En un lugar que procede de la recurrente visita, incomunicada y solitaria, se vive el paradigma de la intimidad.
Ese lugar en sí habita en el deseo por ser residencia alguna vez, puede que muchas veces en ciertos casos, durante un tiempo sin fechas y sin más obligaciones que el descubrimiento del mundo transfronterizo.
Al lugar mágico y de titularidad exclusiva se accede por un camino secreto, una senda labrada entre vericuetos y frondas, que lo preserva de la curiosidad insana, del husmeo indebido, de la intromisión perturbadora y de las incautaciones regladas al uso del control ajeno.
Albert Bierstadt: Vista en el valle de Yosemite (1871).

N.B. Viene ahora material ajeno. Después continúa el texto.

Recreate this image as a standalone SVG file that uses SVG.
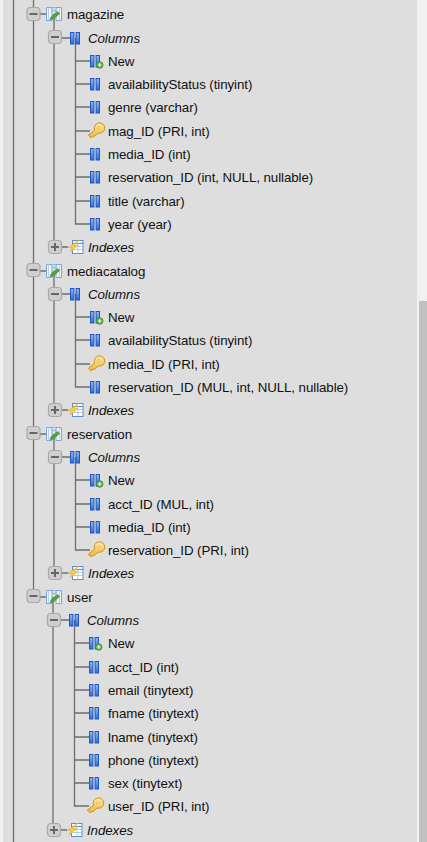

Llegada a su término la exploración, y seguro el autor de sus pasos, en la medida de lo posible, de haber eliminado las huellas delatoras que guíen hacia el santuario a los enemigos acechantes ni puertas abiertas a los transmutados, que son las gárgolas venales que portan adosadas a las cirugías cosméticas e incrustadas en los ojos ciclópeos las cámaras espías, la bienaventuranza dispensa una gama de sensaciones magníficas todas ellas, penetrantes como el bálsamo mejor absorbido, lúcidas en su mensaje eterno, armoniosas en la interpretación del lenguaje íntimo susurrado a la cadencia musical de los elementos agrupados.
La composición goza de un privilegio innato. También quien acierta con la ruta.
Albert Bierstadt: Paisaje de las Montañas Rocosas (1870).